In “Justice in an Unjust World,” the author talks about how God cares and suffers with us. How he never grows numb to the world as most do…. Paul [Rusesabagina—the movie Hotel Rwanda and his autobiography An Ordinary Man] was like that. He never grew numb to others’ suffering and saw it all in black and white, clear as crystal, that when so many people are being hurt, or when anyone is being hurt for that matter, that as a human being, possessing human dignity, it is your duty to help. People like him have also changed my way of thinking because I was beginning to grow numb to the suffering myself. Like when that shooting happened at the night club in Florida. I walked into the living room the next morning, saw it on the news, and said, “Really? Again?” Not in a concerned way, just a kind of, oh, the cat missed the litter box AGAIN kind of way. Now, I don’t think that would be my reaction. I was getting so used to hearing bad things that I didn’t really care any more. Is that how people felt about the reports of the Rwandan genocide? Now, because of reading all of these accounts, I am on permanent wake-up call. As a thinker I have become more aware of other people, their needs, and the world around me in general.
How I grew as a discusser/speaker…
I was very nervous because I never discuss things with other people, especially not books and plots and themes of them. However, with these daily discussions I can articulate my thoughts into words and say them with confidence and, yes, in moments I will stay silent, but when I must speak I would speak loud and proud my thoughts and ideas. These are the things in which I believe. I will listen to others and bounce off of them and understand what they mean, to learn and to quote them. To be able to comprehend what others say so that I may learn from them and they may learn from me.
With support from the journals and a different way of thinking, I learned to start and keep a discussion going on with a lot of questions and confidence to speak.
I really just always thought I would be bad at discussing. I was wrong. I got comfortable with my classmates and became more open with anyone. I realized that everyone’s ideas matter and that discussing really helps you think and assess what you’re talking about.
I have learned to come out of my comfort zone and express my thoughts.
I feel that discussion is a big part of your class because it helps us to think, understand, and learn from each other rather than having the teacher feed us their own ideas and thoughts.
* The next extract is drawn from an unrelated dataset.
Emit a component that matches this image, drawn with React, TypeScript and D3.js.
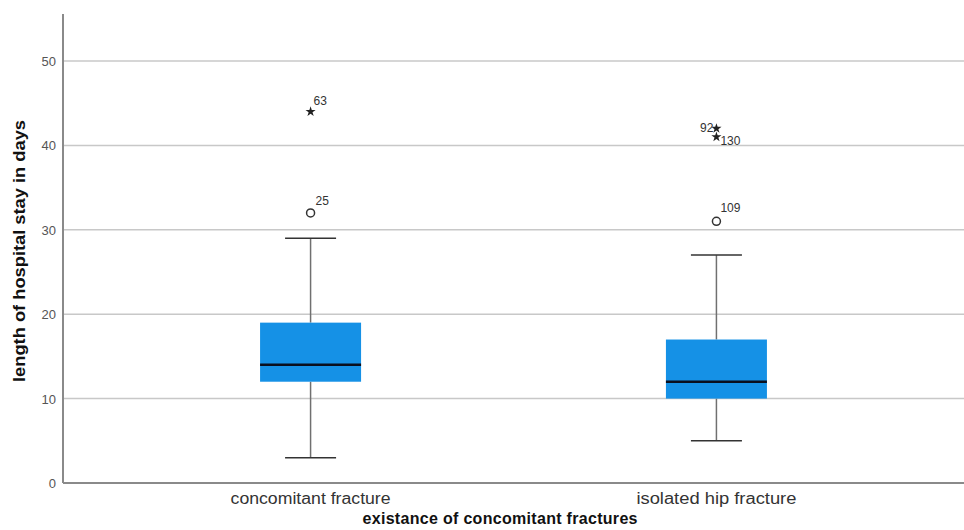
import { useEffect, useRef } from 'react'
import * as d3 from 'd3'

// box statistics per group
const groups = ['concomitant fracture', 'isolated hip fracture']
const whiskerLow = [3, 5]
const q1 = [12, 10]
const median = [14, 12]
const q3 = [19, 17]
const whiskerHigh = [29, 27]

// outliers: group index, value, case id, kind
const outlierGroup = [0, 0, 1, 1, 1]
const outlierValue = [32, 44, 31, 42, 41]
const outlierId = ['25', '63', '109', '92', '130']
const outlierKind = ['mild', 'extreme', 'mild', 'extreme', 'extreme']

const yTicks = [0, 10, 20, 30, 40, 50]

export default function App() {
  const svgRef = useRef<SVGSVGElement>(null)

  useEffect(() => {
    if (!svgRef.current) return
    const svg = d3.select(svgRef.current)
    svg.selectAll('*').remove()

    const width = 964
    const height = 530
    const left = 63
    const right = 964
    const top = 14
    const bottom = 483
    const font = 'Liberation Sans, Arial, sans-serif'

    const x = d3.scalePoint<string>().domain(groups).range([left, right]).padding(0.61)
    const y = d3.scaleLinear().domain([0, 50]).range([bottom, 61])
    const boxW = 101
    const capW = 51

    svg.attr('width', width).attr('height', height)
    svg.append('rect').attr('width', width).attr('height', height).attr('fill', '#fff')

    // gridlines
    svg.append('g')
      .selectAll('line')
      .data(yTicks.filter(d => d > 0))
      .join('line')
      .attr('x1', left)
      .attr('x2', right)
      .attr('y1', d => y(d))
      .attr('y2', d => y(d))
      .attr('stroke', '#c8c8c8')
      .attr('stroke-width', 1.5)

    // axes
    svg.append('line')
      .attr('x1', left).attr('x2', left)
      .attr('y1', top).attr('y2', bottom)
      .attr('stroke', '#8a8a8a').attr('stroke-width', 2)
    svg.append('line')
      .attr('x1', left).attr('x2', right)
      .attr('y1', bottom).attr('y2', bottom)
      .attr('stroke', '#8a8a8a').attr('stroke-width', 2)

    svg.append('g')
      .selectAll('text')
      .data(yTicks)
      .join('text')
      .attr('x', 56)
      .attr('y', d => y(d) + 5)
      .attr('text-anchor', 'end')
      .attr('font-family', font)
      .attr('font-size', 13)
      .attr('fill', '#555')
      .text(d => d)

    // boxes
    const bg = svg.append('g')
    groups.forEach((g, i) => {
      const cx = x(g)!
      bg.append('line')
        .attr('x1', cx).attr('x2', cx)
        .attr('y1', y(whiskerHigh[i])).attr('y2', y(q3[i]))
        .attr('stroke', '#707070').attr('stroke-width', 1.5)
      bg.append('line')
        .attr('x1', cx).attr('x2', cx)
        .attr('y1', y(q1[i])).attr('y2', y(whiskerLow[i]))
        .attr('stroke', '#707070').attr('stroke-width', 1.5)
      ;[whiskerHigh[i], whiskerLow[i]].forEach(v => {
        bg.append('line')
          .attr('x1', cx - capW / 2).attr('x2', cx + capW / 2)
          .attr('y1', y(v)).attr('y2', y(v))
          .attr('stroke', '#333').attr('stroke-width', 1.5)
      })
      bg.append('rect')
        .attr('x', cx - boxW / 2)
        .attr('y', y(q3[i]))
        .attr('width', boxW)
        .attr('height', y(q1[i]) - y(q3[i]))
        .attr('fill', '#1591e6')
      bg.append('line')
        .attr('x1', cx - boxW / 2).attr('x2', cx + boxW / 2)
        .attr('y1', y(median[i])).attr('y2', y(median[i]))
        .attr('stroke', '#0a0f1e').attr('stroke-width', 2.5)
    })

    // outliers
    const star = d3.symbol().type(d3.symbolStar).size(32)
    const labelPlace: Record<string, [number, number, string]> = {
      '25': [5, -8, 'start'],
      '63': [3, -7, 'start'],
      '109': [4, -9, 'start'],
      '92': [-3, 3, 'end'],
      '130': [4, 8, 'start'],
    }
    const og = svg.append('g')
    outlierValue.forEach((v, i) => {
      const cx = x(groups[outlierGroup[i]])!
      const cy = y(v)
      if (outlierKind[i] === 'extreme') {
        og.append('path')
          .attr('d', star()!)
          .attr('transform', `translate(${cx},${cy})`)
          .attr('fill', '#222')
      } else {
        og.append('circle')
          .attr('cx', cx).attr('cy', cy).attr('r', 4)
          .attr('fill', 'none').attr('stroke', '#333').attr('stroke-width', 1.5)
      }
      const [dx, dy, anchor] = labelPlace[outlierId[i]]
      og.append('text')
        .attr('x', cx + dx)
        .attr('y', cy + dy)
        .attr('text-anchor', anchor)
        .attr('font-family', font)
        .attr('font-size', 12)
        .attr('fill', '#333')
        .text(outlierId[i])
    })

    // category labels
    svg.append('g')
      .selectAll('text')
      .data(groups)
      .join('text')
      .attr('x', d => x(d)!)
      .attr('y', 504)
      .attr('text-anchor', 'middle')
      .attr('font-family', font)
      .attr('font-size', 16)
      .attr('fill', '#333')
      .attr('textLength', 160)
      .attr('lengthAdjust', 'spacingAndGlyphs')
      .text(d => d)

    // axis titles
    svg.append('text')
      .attr('x', 500)
      .attr('y', 524)
      .attr('text-anchor', 'middle')
      .attr('font-family', font)
      .attr('font-size', 16)
      .attr('font-weight', 'bold')
      .attr('fill', '#111')
      .attr('textLength', 275)
      .attr('lengthAdjust', 'spacing')
      .text('existance of concomitant fractures')

    svg.append('text')
      .attr('transform', 'translate(25,251) rotate(-90)')
      .attr('text-anchor', 'middle')
      .attr('font-family', font)
      .attr('font-size', 17)
      .attr('font-weight', 'bold')
      .attr('fill', '#111')
      .attr('textLength', 262)
      .attr('lengthAdjust', 'spacingAndGlyphs')
      .text('length of hospital stay in days')
  }, [])

  return (
    <div style={{ position: 'fixed', top: 0, left: 0 }}>
      <svg ref={svgRef} style={{ display: 'block' }}></svg>
    </div>
  )
}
I think that your class helps us grow individually and teaches us to make our own ideas. I think this is especially good because we won’t always have someone to tell us everything. I’ve also learned to give other people chances, as well as bring people into discussion. As a loud individual…I [formerly] would make everyone else’s ideas change to mine by telling them the answer and not giving them room. I think your class has given me a larger value in listening and applying the ideas of others.
It is so energizing to hear from your students that they are getting the big ideas you’re trying to teach. Bring on the eggnog, and let the holidays begin! May all teachers everywhere get such lovely Christmas presents!